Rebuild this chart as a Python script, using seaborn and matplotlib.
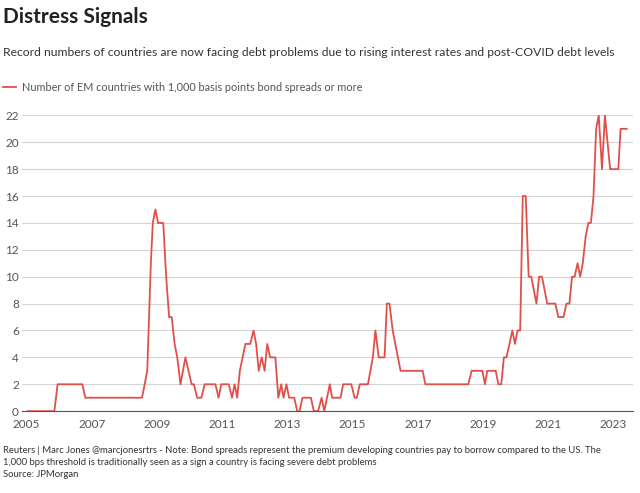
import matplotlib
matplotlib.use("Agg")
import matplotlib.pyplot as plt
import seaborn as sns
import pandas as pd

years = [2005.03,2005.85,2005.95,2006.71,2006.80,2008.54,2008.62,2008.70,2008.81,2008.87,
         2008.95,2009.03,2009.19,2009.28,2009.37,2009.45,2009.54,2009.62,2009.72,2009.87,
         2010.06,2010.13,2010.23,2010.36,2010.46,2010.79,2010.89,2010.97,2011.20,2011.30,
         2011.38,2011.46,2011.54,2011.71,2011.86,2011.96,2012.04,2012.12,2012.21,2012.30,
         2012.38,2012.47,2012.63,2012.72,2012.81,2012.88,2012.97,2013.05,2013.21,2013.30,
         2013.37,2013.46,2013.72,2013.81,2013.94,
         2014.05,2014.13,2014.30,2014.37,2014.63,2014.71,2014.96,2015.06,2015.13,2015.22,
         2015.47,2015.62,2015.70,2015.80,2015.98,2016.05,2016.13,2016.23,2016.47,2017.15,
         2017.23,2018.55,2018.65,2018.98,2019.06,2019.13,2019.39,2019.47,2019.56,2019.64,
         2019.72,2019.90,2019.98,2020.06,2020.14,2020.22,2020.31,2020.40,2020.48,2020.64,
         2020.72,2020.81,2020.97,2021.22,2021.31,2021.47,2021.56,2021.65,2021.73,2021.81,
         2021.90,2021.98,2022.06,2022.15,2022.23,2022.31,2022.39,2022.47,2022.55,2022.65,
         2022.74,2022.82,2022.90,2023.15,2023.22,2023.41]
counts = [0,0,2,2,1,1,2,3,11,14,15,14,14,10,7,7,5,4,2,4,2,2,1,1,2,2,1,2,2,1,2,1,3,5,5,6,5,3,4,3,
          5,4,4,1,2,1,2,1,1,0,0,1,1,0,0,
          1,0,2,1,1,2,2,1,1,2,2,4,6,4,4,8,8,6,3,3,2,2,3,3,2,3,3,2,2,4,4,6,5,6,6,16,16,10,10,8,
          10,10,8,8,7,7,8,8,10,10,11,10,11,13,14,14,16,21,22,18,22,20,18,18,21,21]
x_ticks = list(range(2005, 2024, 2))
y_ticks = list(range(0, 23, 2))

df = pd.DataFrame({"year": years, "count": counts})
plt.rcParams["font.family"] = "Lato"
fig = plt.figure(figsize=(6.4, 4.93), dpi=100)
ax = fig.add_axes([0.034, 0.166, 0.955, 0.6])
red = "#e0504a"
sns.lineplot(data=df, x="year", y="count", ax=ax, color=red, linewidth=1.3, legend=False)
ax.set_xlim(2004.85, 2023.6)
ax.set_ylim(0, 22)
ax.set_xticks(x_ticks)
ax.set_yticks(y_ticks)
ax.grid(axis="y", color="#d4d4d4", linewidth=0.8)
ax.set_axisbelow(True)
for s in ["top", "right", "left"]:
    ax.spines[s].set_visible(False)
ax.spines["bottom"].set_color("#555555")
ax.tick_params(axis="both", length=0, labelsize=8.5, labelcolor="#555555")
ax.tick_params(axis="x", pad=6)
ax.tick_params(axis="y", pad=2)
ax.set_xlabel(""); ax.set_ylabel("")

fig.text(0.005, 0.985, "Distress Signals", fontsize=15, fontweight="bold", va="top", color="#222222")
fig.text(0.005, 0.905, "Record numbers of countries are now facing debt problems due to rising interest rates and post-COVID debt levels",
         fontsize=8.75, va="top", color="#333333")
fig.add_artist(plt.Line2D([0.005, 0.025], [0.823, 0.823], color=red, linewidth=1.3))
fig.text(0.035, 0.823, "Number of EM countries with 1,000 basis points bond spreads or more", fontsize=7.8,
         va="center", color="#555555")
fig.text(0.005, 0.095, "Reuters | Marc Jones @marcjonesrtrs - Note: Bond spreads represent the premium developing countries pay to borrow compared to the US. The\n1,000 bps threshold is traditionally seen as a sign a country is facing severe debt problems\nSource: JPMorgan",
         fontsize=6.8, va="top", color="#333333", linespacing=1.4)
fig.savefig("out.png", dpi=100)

_ _ _

**PROBLEM TO WORK ON**
Restate the material word for word from its first line through the line containing "import pandas as pd", both included; the pictures do not belong in it.

**ANSWER TO THE TASK**
Rebuild this chart as a Python script, using seaborn and matplotlib.
import matplotlib
matplotlib.use("Agg")
import matplotlib.pyplot as plt
import seaborn as sns
import pandas as pd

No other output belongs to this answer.